(Records with drawing code)
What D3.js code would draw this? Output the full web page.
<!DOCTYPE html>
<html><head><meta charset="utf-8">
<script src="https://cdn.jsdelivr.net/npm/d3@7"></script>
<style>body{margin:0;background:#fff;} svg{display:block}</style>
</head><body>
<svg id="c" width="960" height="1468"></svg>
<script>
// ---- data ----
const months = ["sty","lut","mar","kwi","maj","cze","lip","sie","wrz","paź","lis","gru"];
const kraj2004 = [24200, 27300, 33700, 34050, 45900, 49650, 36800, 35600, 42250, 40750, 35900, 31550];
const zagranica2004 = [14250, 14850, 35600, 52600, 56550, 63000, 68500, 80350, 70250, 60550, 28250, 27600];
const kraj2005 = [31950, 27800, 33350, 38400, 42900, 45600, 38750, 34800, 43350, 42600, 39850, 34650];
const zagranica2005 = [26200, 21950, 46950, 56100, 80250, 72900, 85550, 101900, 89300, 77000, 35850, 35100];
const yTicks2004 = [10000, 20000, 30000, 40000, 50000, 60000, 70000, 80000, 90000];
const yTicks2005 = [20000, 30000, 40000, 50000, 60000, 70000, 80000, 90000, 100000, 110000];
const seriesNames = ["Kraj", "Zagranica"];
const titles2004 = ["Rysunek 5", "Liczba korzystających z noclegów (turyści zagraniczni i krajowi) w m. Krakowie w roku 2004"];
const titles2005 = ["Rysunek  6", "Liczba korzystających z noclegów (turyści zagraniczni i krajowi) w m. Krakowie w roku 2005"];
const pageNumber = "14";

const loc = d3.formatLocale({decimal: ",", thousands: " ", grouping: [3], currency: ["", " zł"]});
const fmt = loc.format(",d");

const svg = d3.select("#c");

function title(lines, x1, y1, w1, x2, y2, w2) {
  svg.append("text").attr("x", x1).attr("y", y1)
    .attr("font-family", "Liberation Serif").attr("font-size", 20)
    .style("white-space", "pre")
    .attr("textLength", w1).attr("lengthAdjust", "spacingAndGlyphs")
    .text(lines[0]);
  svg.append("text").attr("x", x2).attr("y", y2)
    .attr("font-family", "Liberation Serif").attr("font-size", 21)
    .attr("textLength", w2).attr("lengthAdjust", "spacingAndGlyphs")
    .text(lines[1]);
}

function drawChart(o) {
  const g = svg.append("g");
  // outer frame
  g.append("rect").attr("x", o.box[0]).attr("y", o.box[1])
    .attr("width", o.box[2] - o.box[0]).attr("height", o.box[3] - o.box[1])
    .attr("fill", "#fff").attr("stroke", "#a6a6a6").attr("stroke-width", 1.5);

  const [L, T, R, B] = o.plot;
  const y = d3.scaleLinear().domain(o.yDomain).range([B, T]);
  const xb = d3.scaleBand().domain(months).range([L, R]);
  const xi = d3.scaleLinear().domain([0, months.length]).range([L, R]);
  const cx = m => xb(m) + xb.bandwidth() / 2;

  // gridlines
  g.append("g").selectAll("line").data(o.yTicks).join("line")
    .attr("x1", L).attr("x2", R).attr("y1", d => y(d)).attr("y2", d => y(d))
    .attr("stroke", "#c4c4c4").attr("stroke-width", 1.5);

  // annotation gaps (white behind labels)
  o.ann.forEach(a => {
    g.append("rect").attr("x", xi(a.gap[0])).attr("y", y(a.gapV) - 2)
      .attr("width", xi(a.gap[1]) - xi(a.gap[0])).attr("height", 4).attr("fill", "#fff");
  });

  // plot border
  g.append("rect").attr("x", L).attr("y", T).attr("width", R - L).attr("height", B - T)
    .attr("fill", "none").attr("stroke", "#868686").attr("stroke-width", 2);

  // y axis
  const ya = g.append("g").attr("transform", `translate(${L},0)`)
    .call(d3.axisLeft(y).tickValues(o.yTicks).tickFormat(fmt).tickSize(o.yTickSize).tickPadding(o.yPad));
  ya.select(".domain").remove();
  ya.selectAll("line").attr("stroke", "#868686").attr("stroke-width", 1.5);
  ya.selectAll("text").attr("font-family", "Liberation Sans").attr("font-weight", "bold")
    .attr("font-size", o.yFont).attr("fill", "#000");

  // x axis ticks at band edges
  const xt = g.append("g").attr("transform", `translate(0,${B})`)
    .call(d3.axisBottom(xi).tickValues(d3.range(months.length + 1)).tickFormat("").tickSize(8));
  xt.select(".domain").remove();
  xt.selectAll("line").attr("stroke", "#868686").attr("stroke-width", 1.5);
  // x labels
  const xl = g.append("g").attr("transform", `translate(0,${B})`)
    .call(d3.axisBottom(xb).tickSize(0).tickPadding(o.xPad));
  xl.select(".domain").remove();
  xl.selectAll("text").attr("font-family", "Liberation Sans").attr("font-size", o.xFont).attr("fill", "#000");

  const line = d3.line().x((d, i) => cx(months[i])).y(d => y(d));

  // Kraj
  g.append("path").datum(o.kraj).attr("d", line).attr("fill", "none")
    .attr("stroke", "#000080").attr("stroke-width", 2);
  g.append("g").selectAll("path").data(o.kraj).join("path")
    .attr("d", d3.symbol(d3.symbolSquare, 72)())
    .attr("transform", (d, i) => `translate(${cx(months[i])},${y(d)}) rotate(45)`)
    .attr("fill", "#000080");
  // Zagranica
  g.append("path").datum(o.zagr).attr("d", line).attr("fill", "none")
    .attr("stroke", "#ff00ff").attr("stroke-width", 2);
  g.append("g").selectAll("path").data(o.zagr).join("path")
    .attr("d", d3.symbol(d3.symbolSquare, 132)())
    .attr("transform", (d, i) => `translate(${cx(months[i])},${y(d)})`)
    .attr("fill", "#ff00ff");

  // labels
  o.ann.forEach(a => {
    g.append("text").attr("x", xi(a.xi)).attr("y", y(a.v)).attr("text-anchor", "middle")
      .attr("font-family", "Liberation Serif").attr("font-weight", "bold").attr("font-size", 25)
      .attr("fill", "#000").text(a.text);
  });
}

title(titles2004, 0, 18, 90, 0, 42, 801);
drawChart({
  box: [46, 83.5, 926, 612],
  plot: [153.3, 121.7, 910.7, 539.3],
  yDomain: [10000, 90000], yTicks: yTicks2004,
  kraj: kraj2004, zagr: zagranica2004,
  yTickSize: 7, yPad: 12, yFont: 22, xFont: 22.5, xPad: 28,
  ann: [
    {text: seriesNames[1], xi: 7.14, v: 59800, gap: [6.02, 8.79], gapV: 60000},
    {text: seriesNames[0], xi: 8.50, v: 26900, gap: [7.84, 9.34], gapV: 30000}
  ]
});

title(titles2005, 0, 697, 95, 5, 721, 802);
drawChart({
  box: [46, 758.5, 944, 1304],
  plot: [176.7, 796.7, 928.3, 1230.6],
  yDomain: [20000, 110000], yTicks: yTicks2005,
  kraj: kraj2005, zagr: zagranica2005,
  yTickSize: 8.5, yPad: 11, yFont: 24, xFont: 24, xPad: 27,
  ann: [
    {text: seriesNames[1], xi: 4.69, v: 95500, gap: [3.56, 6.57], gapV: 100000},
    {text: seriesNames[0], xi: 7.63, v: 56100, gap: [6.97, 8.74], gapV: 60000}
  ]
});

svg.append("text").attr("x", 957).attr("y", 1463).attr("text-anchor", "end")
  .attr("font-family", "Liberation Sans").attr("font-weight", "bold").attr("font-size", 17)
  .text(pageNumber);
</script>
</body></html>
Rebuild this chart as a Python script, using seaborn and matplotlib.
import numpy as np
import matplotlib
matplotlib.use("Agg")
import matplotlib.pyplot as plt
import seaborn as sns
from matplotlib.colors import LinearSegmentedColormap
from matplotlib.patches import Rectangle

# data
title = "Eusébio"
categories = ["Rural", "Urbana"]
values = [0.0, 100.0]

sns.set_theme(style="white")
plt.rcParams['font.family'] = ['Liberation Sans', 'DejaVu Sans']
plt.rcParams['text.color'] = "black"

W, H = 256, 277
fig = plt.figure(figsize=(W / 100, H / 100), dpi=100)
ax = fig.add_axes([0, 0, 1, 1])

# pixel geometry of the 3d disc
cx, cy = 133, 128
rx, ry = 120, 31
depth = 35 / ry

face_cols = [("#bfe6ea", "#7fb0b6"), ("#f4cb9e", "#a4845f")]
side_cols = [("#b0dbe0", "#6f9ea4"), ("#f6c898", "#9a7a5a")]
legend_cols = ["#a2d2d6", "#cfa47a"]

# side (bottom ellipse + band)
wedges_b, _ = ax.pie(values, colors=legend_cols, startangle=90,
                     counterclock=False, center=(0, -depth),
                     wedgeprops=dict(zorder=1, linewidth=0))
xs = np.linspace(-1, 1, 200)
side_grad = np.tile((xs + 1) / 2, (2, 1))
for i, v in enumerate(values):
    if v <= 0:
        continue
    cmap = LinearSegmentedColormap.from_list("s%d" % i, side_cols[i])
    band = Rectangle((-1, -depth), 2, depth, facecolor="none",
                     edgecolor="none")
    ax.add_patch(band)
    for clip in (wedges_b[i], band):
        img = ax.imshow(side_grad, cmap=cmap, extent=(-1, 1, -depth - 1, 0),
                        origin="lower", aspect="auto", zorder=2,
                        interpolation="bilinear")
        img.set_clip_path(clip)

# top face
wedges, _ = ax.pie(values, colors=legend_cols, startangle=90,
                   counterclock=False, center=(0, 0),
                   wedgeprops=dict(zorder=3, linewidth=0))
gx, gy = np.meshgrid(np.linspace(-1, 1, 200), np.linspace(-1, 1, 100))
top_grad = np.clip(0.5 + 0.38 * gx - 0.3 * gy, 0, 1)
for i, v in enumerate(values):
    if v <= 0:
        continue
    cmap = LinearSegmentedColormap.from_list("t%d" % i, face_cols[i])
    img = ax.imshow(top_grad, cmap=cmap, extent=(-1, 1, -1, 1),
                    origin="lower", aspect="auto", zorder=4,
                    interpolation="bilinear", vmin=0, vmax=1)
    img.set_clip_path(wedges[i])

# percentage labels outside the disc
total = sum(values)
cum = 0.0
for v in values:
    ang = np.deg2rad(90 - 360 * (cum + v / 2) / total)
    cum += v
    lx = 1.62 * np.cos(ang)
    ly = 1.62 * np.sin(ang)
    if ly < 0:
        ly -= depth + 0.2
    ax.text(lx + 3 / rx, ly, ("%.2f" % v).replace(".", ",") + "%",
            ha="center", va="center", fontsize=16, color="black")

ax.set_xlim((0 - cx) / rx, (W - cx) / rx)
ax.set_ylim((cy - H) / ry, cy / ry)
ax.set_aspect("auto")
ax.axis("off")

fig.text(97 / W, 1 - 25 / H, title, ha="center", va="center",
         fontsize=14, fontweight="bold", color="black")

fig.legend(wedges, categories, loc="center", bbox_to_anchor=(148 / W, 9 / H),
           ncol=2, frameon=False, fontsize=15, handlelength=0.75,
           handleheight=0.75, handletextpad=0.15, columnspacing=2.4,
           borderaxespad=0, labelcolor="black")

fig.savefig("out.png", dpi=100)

* WHAT YOU SHOULD DO:
Write out each line exactly as it appears, from the line with "Rebuild this chart" up to and including the line with "img.set_clip_path(clip)".

* WRITTEN RESPONSE:
Rebuild this chart as a Python script, using seaborn and matplotlib.
import numpy as np
import matplotlib
matplotlib.use("Agg")
import matplotlib.pyplot as plt
import seaborn as sns
from matplotlib.colors import LinearSegmentedColormap
from matplotlib.patches import Rectangle

# data
title = "Eusébio"
categories = ["Rural", "Urbana"]
values = [0.0, 100.0]

sns.set_theme(style="white")
plt.rcParams['font.family'] = ['Liberation Sans', 'DejaVu Sans']
plt.rcParams['text.color'] = "black"

W, H = 256, 277
fig = plt.figure(figsize=(W / 100, H / 100), dpi=100)
ax = fig.add_axes([0, 0, 1, 1])

# pixel geometry of the 3d disc
cx, cy = 133, 128
rx, ry = 120, 31
depth = 35 / ry

face_cols = [("#bfe6ea", "#7fb0b6"), ("#f4cb9e", "#a4845f")]
side_cols = [("#b0dbe0", "#6f9ea4"), ("#f6c898", "#9a7a5a")]
legend_cols = ["#a2d2d6", "#cfa47a"]

# side (bottom ellipse + band)
wedges_b, _ = ax.pie(values, colors=legend_cols, startangle=90,
                     counterclock=False, center=(0, -depth),
                     wedgeprops=dict(zorder=1, linewidth=0))
xs = np.linspace(-1, 1, 200)
side_grad = np.tile((xs + 1) / 2, (2, 1))
for i, v in enumerate(values):
    if v <= 0:
        continue
    cmap = LinearSegmentedColormap.from_list("s%d" % i, side_cols[i])
    band = Rectangle((-1, -depth), 2, depth, facecolor="none",
                     edgecolor="none")
    ax.add_patch(band)
    for clip in (wedges_b[i], band):
        img = ax.imshow(side_grad, cmap=cmap, extent=(-1, 1, -depth - 1, 0),
                        origin="lower", aspect="auto", zorder=2,
                        interpolation="bilinear")
        img.set_clip_path(clip)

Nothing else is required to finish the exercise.